At the very beginning of the process, the mediator must advise the disputants that they are entitled to bring the mediation to an end at any time and that the mediator also has the right to bring the Mediation to an end. Any agreement reached is purely voluntary and is fashioned by the parties themselves and their attorneys, not by the mediator.
What are the benefits that may be derived from mediation as opposed to having a court judgment handed down? One is confidentiality, as the entire process is confidential. Nothing said at a mediation can be disclosed in court nor can the mediator be called to give evidence — thus heightening the probability that persons can be frank with each other in mediation without fearing damaging their case if the Mediation attempt is not successful and the matter has to revert to the court.
Another benefit is that disputants may fashion a creative response to their problems that a law court could not give them-at one extreme, some matters have been settled by one party genuinely apologising to say another party who may have brought their case on a matter of principle, especially where the other disputant has previously been “wrong and strong”.
In other cases, where damages had previously been sought through the court, the complainant may quite happily negotiate some other benefit or perquisite which a court would not have been able to award, but which better suits the interests of a party. Even if the mediation does not result in a full settlement, parties would have been able to gain a better perspective on the issues and perspectives of the other disputant.
Mediation is less expensive for litigants and certainly much faster than the court system if the parties manage to solve their dispute. If they do not manage to do so, they would not have lost their opportunity to have the court rule.
In respect of his statement about “brand-new, untested (and arguably rush-trained) cadre of semi-professionals”, I would assure him and the public that many of the persons involved have been undergoing training for many years, some in advance of nine to 10 years and that very well-trained and experienced mediators from the Dispute Resolution Foundation of Jamaica have been engaged to assess and “test” the readiness or otherwise of the persons who are to be on the panel of available mediators.
Webster then says: “From whence comes the power to compel anyone to turn away from the courts? I can see the courts ‘requesting’ this of litigants, but compelling anyone before the court, comes uncomfortably close to duress, from the very fount where duress is normally put to the sword”.
He further asks: “Will litigants who feel injured by arbitration awards, be able to appeal? Would the CCJ accept “any evidence” proceeding from ADR or “precedents” which may be set in the process? “.

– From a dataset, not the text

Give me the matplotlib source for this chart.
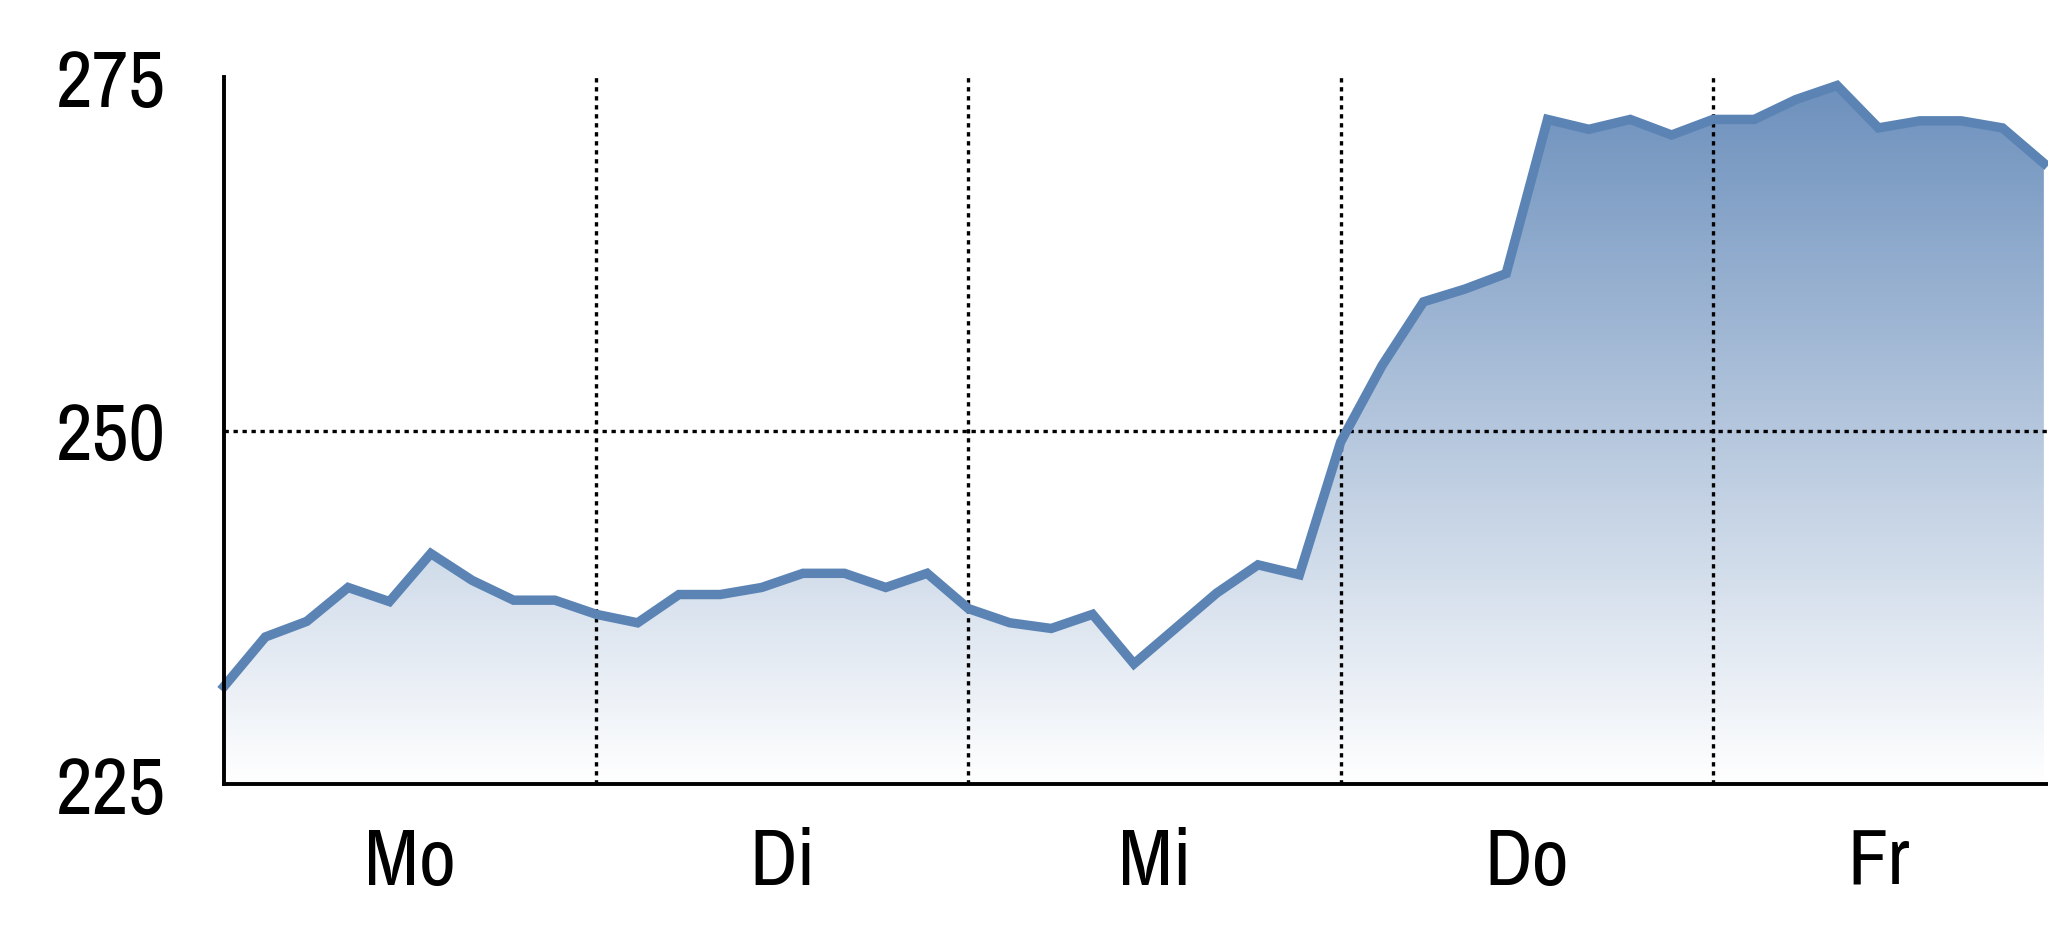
import numpy as np
import matplotlib
matplotlib.use("Agg")
import matplotlib.pyplot as plt
from matplotlib.colors import LinearSegmentedColormap
from matplotlib.patches import Polygon

values = [231.9, 235.4, 236.5, 238.9, 237.9, 241.3, 239.4, 238.0, 238.0, 237.0,
          236.4, 238.4, 238.4, 238.9, 239.9, 239.9, 238.9, 239.9, 237.4, 236.4,
          236.0, 237.0, 233.5, 236.0, 238.5, 240.5, 239.8, 249.2, 254.6, 259.1,
          260.0, 261.1, 272.0, 271.3, 272.0, 270.9, 272.0, 272.0, 273.4, 274.4,
          271.4, 271.9, 271.9, 271.4, 268.9]
day_labels = ["Mo", "Di", "Mi", "Do", "Fr"]
day_bounds = [0, 9, 18, 27, 36, 44]
y_ticks = [225, 250, 275]

plt.rcParams['font.family'] = ['Archivo Narrow', 'Roboto Condensed', 'DejaVu Sans']

fig = plt.figure(figsize=(20.48, 9.37), dpi=100)
ax = fig.add_axes([224 / 2048, (937 - 785) / 937, 1 - 224 / 2048, (785 - 78) / 937])

x = np.arange(len(values))
ymin, ymax = 225, 275
ax.set_xlim(0, 44.1)
ax.set_ylim(ymin, ymax)

# gradient fill under the line
cmap = LinearSegmentedColormap.from_list("g", ["#ffffff", "#6b8fbc"])
grad = np.linspace(0, 1, 256).reshape(-1, 1)
im = ax.imshow(grad, cmap=cmap, aspect="auto", origin="lower",
               extent=[0, x[-1], ymin, ymax], zorder=1)
verts = [(0, ymin)] + list(zip(x, values)) + [(x[-1], ymin)]
poly = Polygon(verts, closed=True, facecolor="none", edgecolor="none")
ax.add_patch(poly)
im.set_clip_path(poly)

# grid
dots = (0, (1.3, 1.4))
for b in day_bounds[1:-1]:
    ax.axvline(b, color="black", lw=2.4, linestyle=dots, zorder=2)
ax.axhline(250, color="black", lw=2.4, linestyle=dots, zorder=2)

ax.plot(x, values, color="#5b84b5", lw=6.8, solid_joinstyle="miter", zorder=3,
        clip_on=False)

# ticks
centers = [(day_bounds[i] + day_bounds[i + 1]) / 2 for i in range(len(day_labels))]
ax.set_xticks(centers)
ax.set_xticklabels(day_labels)
ax.set_yticks(y_ticks)
ax.set_yticklabels([str(v) for v in y_ticks])
ax.tick_params(axis="both", length=0, labelsize=58)
ax.tick_params(axis="y", pad=42)
ax.tick_params(axis="x", pad=30)

for s in ["top", "right"]:
    ax.spines[s].set_visible(False)
for s in ["left", "bottom"]:
    ax.spines[s].set_linewidth(2.8)
    ax.spines[s].set_color("black")
    ax.spines[s].set_zorder(4)

fig.savefig("out.png", dpi=100, facecolor="white")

My explanation to the previous question asked by Webster has hopefully responded to the misconception that anyone is being compelled to “turn away from the courts”. There will be no awards made from on high by anyone, including the mediator. The parties will either be able to fashion their own response to their issues, or, if they are unable to do so, the matter will remain to be adjudicated in the court. Mediation is not arbitration.
In arbitration, the arbitrator hands down an award which is binding but can be appealed, usually only on a matter of law. No judgment is handed down in mediation. The disputants have full control over whether they can reach an agreement and the content of any such agreement.
The short answer as to whether the CCJ can accept any evidence proceeding from ADR or precedents is that as the entire process is confidential and is fashioned by the parties themselves to meet their own unique circumstances and interests, there is no basis on which any evidence may proceed from a Mediation to the CCJ or any court for that matter.
Where the matter has been settled by the parties, the court will be so advised or where, as under the Family Law Act the court is required to formally approve of certain agreements, the agreement is submitted for the approval of the court. No precedents can be set by a mediation agreement fashioned by the disputants to meet their own interests. It may interest persons to know that one of the bases for not using mediation is where the law needs to be clarified by the courts in order to set a precedent.
The remaining questions asked by your contributor essentially address questions relating to the management of the court system and do not fall within my competence or authority to respond, but I thank Webster for his interest in the subject which has allowed an opportunity to clarify matters relating to the proposed introduction of court-annexed mediation.
Finally, the public may wish to know that court-annexed mediation has worked very well in Jamaica, Trinidad and the OECS territories. It functions extremely well in Jamaica where it was introduced in 2006, having a success rate of 50 per cent. It is hoped that building on its initial promotion by Sir David Simmons as one of the components under the Justice Improvement Programme funded by the IADB, and the efforts of the present Chief Justice Sir Marston Gibson, Barbados will now succeed with instituting mediation into its court system.